◆ **Material provided**:

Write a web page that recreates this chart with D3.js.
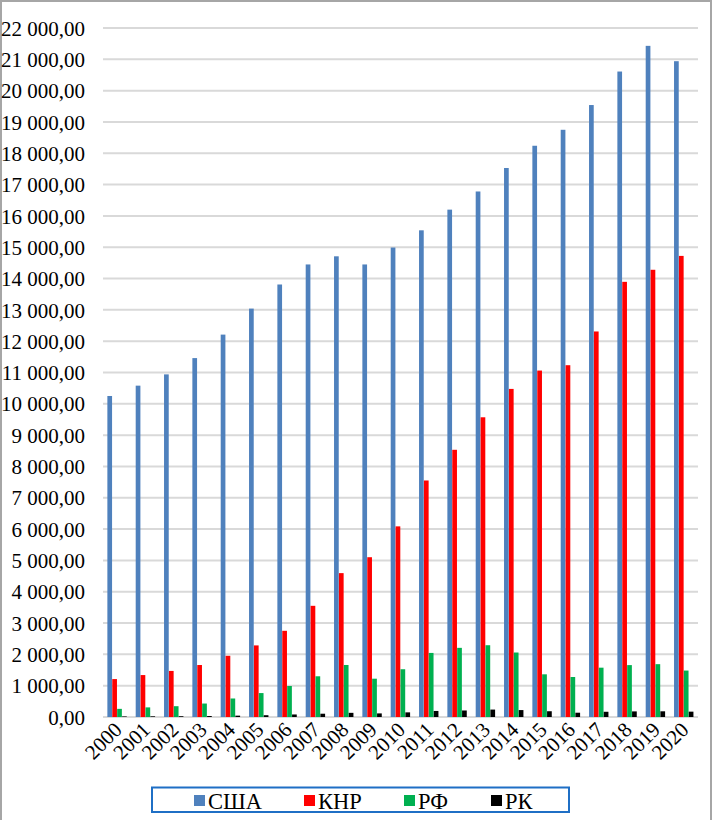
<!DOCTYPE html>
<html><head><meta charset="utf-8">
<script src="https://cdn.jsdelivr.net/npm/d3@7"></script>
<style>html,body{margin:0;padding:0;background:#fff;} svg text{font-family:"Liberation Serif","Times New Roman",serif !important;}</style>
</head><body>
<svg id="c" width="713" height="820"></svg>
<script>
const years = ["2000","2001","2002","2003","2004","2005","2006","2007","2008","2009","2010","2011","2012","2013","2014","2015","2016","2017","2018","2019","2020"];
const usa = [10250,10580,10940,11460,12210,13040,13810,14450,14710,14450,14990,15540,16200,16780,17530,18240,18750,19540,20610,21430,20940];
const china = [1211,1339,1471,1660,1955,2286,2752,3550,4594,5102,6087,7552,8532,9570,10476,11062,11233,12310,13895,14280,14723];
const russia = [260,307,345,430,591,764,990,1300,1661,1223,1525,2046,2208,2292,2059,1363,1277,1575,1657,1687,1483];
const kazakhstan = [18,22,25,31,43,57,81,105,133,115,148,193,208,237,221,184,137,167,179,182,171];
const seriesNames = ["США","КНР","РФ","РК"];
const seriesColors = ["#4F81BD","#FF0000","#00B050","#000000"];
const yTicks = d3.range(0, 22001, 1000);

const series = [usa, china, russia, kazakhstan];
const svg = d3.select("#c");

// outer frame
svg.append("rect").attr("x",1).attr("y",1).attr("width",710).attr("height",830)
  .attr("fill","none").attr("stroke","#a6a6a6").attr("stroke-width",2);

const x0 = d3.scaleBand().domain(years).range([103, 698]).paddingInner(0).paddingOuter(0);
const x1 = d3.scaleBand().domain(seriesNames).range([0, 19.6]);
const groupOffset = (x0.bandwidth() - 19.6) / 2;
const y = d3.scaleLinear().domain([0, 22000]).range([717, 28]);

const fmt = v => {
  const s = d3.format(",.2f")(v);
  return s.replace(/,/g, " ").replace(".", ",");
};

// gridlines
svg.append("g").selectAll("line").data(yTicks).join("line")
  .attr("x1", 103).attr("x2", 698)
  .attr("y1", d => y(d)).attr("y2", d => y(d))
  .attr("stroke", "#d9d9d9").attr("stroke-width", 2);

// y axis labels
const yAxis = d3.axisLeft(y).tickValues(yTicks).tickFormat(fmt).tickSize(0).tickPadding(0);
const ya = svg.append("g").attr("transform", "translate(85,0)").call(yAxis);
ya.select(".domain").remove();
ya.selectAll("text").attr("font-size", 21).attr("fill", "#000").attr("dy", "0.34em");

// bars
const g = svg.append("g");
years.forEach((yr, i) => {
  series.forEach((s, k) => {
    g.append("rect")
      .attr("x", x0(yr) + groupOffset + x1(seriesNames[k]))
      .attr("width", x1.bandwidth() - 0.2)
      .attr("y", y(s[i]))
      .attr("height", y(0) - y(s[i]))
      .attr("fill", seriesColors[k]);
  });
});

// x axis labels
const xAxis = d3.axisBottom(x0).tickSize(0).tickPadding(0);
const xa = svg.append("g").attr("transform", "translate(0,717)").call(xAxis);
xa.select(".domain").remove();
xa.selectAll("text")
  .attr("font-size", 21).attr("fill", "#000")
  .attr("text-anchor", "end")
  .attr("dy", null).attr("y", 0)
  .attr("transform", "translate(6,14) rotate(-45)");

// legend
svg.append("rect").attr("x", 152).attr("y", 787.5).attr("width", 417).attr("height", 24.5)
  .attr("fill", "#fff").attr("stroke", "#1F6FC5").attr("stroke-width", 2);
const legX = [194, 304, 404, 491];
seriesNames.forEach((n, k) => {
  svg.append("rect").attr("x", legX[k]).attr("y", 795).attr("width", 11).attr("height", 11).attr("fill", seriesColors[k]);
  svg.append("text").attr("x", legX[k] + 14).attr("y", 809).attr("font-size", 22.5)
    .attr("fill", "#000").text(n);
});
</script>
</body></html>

◆ **What is needed**:
All of the lines above should be printed exactly, minus the pictures.

◆ **Exercise solution**:
Write a web page that recreates this chart with D3.js.
<!DOCTYPE html>
<html><head><meta charset="utf-8">
<script src="https://cdn.jsdelivr.net/npm/d3@7"></script>
<style>html,body{margin:0;padding:0;background:#fff;} svg text{font-family:"Liberation Serif","Times New Roman",serif !important;}</style>
</head><body>
<svg id="c" width="713" height="820"></svg>
<script>
const years = ["2000","2001","2002","2003","2004","2005","2006","2007","2008","2009","2010","2011","2012","2013","2014","2015","2016","2017","2018","2019","2020"];
const usa = [10250,10580,10940,11460,12210,13040,13810,14450,14710,14450,14990,15540,16200,16780,17530,18240,18750,19540,20610,21430,20940];
const china = [1211,1339,1471,1660,1955,2286,2752,3550,4594,5102,6087,7552,8532,9570,10476,11062,11233,12310,13895,14280,14723];
const russia = [260,307,345,430,591,764,990,1300,1661,1223,1525,2046,2208,2292,2059,1363,1277,1575,1657,1687,1483];
const kazakhstan = [18,22,25,31,43,57,81,105,133,115,148,193,208,237,221,184,137,167,179,182,171];
const seriesNames = ["США","КНР","РФ","РК"];
const seriesColors = ["#4F81BD","#FF0000","#00B050","#000000"];
const yTicks = d3.range(0, 22001, 1000);

const series = [usa, china, russia, kazakhstan];
const svg = d3.select("#c");

// outer frame
svg.append("rect").attr("x",1).attr("y",1).attr("width",710).attr("height",830)
  .attr("fill","none").attr("stroke","#a6a6a6").attr("stroke-width",2);

const x0 = d3.scaleBand().domain(years).range([103, 698]).paddingInner(0).paddingOuter(0);
const x1 = d3.scaleBand().domain(seriesNames).range([0, 19.6]);
const groupOffset = (x0.bandwidth() - 19.6) / 2;
const y = d3.scaleLinear().domain([0, 22000]).range([717, 28]);

const fmt = v => {
  const s = d3.format(",.2f")(v);
  return s.replace(/,/g, " ").replace(".", ",");
};

// gridlines
svg.append("g").selectAll("line").data(yTicks).join("line")
  .attr("x1", 103).attr("x2", 698)
  .attr("y1", d => y(d)).attr("y2", d => y(d))
  .attr("stroke", "#d9d9d9").attr("stroke-width", 2);

// y axis labels
const yAxis = d3.axisLeft(y).tickValues(yTicks).tickFormat(fmt).tickSize(0).tickPadding(0);
const ya = svg.append("g").attr("transform", "translate(85,0)").call(yAxis);
ya.select(".domain").remove();
ya.selectAll("text").attr("font-size", 21).attr("fill", "#000").attr("dy", "0.34em");

// bars
const g = svg.append("g");
years.forEach((yr, i) => {
  series.forEach((s, k) => {
    g.append("rect")
      .attr("x", x0(yr) + groupOffset + x1(seriesNames[k]))
      .attr("width", x1.bandwidth() - 0.2)
      .attr("y", y(s[i]))
      .attr("height", y(0) - y(s[i]))
      .attr("fill", seriesColors[k]);
  });
});

// x axis labels
const xAxis = d3.axisBottom(x0).tickSize(0).tickPadding(0);
const xa = svg.append("g").attr("transform", "translate(0,717)").call(xAxis);
xa.select(".domain").remove();
xa.selectAll("text")
  .attr("font-size", 21).attr("fill", "#000")
  .attr("text-anchor", "end")
  .attr("dy", null).attr("y", 0)
  .attr("transform", "translate(6,14) rotate(-45)");

// legend
svg.append("rect").attr("x", 152).attr("y", 787.5).attr("width", 417).attr("height", 24.5)
  .attr("fill", "#fff").attr("stroke", "#1F6FC5").attr("stroke-width", 2);
const legX = [194, 304, 404, 491];
seriesNames.forEach((n, k) => {
  svg.append("rect").attr("x", legX[k]).attr("y", 795).attr("width", 11).attr("height", 11).attr("fill", seriesColors[k]);
  svg.append("text").attr("x", legX[k] + 14).attr("y", 809).attr("font-size", 22.5)
    .attr("fill", "#000").text(n);
});
</script>
</body></html>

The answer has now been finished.